GIVEN DATA -
+ + +

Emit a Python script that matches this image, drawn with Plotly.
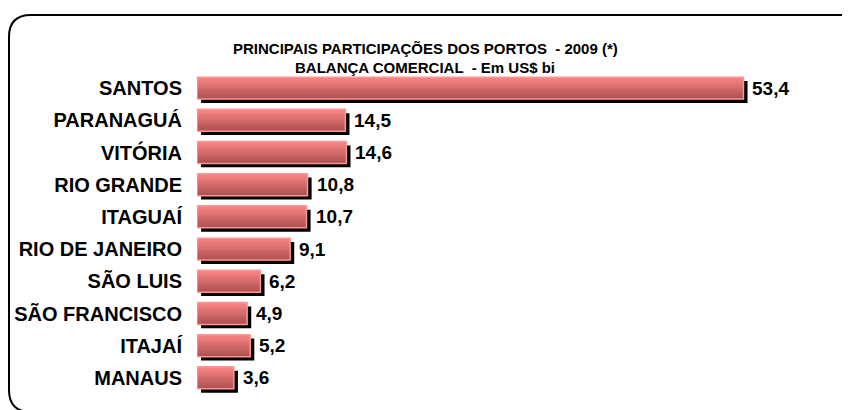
import plotly.graph_objects as go

# Dados
portos = ["SANTOS", "PARANAGUÁ", "VITÓRIA", "RIO GRANDE", "ITAGUAÍ",
          "RIO DE JANEIRO", "SÃO LUIS", "SÃO FRANCISCO", "ITAJAÍ", "MANAUS"]
valores = [53.4, 14.5, 14.6, 10.8, 10.7, 9.1, 6.2, 4.9, 5.2, 3.6]
rotulos = ["53,4", "14,5", "14,6", "10,8", "10,7", "9,1", "6,2", "4,9", "5,2", "3,6"]
titulo1 = "PRINCIPAIS PARTICIPAÇÕES DOS PORTOS  - 2009 (*)"
titulo2 = "BALANÇA COMERCIAL  - Em US$ bi"

W, H = 850, 410
OFF = 8  # margem padrão do <body> na página
ML, MR, MT, MB = 189, 47, 64, 24
PW, PH = W - ML - MR, H - MT - MB
FONTE = "Arial, Liberation Sans, sans-serif"


def px_x(x):
    # x em pixels da página -> coordenada paper
    return (x - OFF - ML) / PW


def px_y(y):
    return (H - MB - (y - OFF)) / PH


def hex_mix(c1, c2, t):
    a = [int(c1[i:i + 2], 16) for i in (1, 3, 5)]
    b = [int(c2[i:i + 2], 16) for i in (1, 3, 5)]
    return "#%02x%02x%02x" % tuple(round(a[k] + (b[k] - a[k]) * t) for k in range(3))


larg = 0.68
fig = go.Figure()

# sombra preta
fig.add_trace(go.Bar(
    y=portos, x=valores, base=0.4, orientation="h",
    width=larg, offset=-larg / 2 + 0.12,
    marker=dict(color="black", line=dict(width=0)),
    hoverinfo="skip", showlegend=False,
))

# degradê: faixas horizontais
n = 12
for i in range(n):
    fig.add_trace(go.Bar(
        y=portos, x=valores, orientation="h",
        width=larg / n + 0.003, offset=-larg / 2 + i * larg / n,
        marker=dict(color=hex_mix("#fa8686", "#b05252", i / (n - 1)), line=dict(width=0)),
        hoverinfo="skip", showlegend=False,
    ))

# contorno
fig.add_trace(go.Bar(
    y=portos, x=valores, orientation="h",
    width=larg, offset=-larg / 2,
    marker=dict(color="rgba(0,0,0,0)", line=dict(color="#ff9494", width=1.5)),
    showlegend=False,
))

for p, v, r in zip(portos, valores, rotulos):
    fig.add_annotation(x=v, y=p, text=r, showarrow=False, xanchor="left",
                       xshift=7, font=dict(family=FONTE, size=19, color="black", weight="bold"))

fig.add_annotation(xref="paper", yref="paper", x=px_x(425), y=px_y(38), text=titulo1,
                   showarrow=False, font=dict(family=FONTE, size=15, color="black", weight="bold"))
fig.add_annotation(xref="paper", yref="paper", x=px_x(425), y=px_y(57), text=titulo2,
                   showarrow=False, font=dict(family=FONTE, size=15, color="black", weight="bold"))

# moldura arredondada
x0, x1, y0, y1, r = 9, 862, 15, 412, 22
caminho = "M %f,%f L %f,%f Q %f,%f %f,%f L %f,%f Q %f,%f %f,%f L %f,%f Q %f,%f %f,%f L %f,%f Q %f,%f %f,%f Z" % (
    px_x(x0 + r), px_y(y0), px_x(x1 - r), px_y(y0), px_x(x1), px_y(y0), px_x(x1), px_y(y0 + r),
    px_x(x1), px_y(y1 - r), px_x(x1), px_y(y1), px_x(x1 - r), px_y(y1),
    px_x(x0 + r), px_y(y1), px_x(x0), px_y(y1), px_x(x0), px_y(y1 - r),
    px_x(x0), px_y(y0 + r), px_x(x0), px_y(y0), px_x(x0 + r), px_y(y0))
fig.add_shape(type="path", xref="paper", yref="paper", path=caminho,
              line=dict(color="black", width=2))

fig.update_layout(
    width=W, height=H, barmode="overlay",
    margin=dict(l=ML, r=MR, t=MT, b=MB),
    plot_bgcolor="white", paper_bgcolor="white",
    font=dict(family=FONTE, color="black"),
)
fig.update_xaxes(range=[0, 60], visible=False, automargin=False)
fig.update_yaxes(range=[9.5, -0.5], showgrid=False, zeroline=False, showline=False,
                 ticks="", ticklabelstandoff=14, automargin=False,
                 tickfont=dict(family=FONTE, size=20, color="black", weight="bold"))

fig.write_html("out.html")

+ + +

WHAT YOU NEED TO DO - Please take the lines from the beginning of the data above through the line holding "import plotly.graph_objects as go" and transcribe them exactly, without any pictures.

EXERCISE RESPONSE -
Emit a Python script that matches this image, drawn with Plotly.
import plotly.graph_objects as go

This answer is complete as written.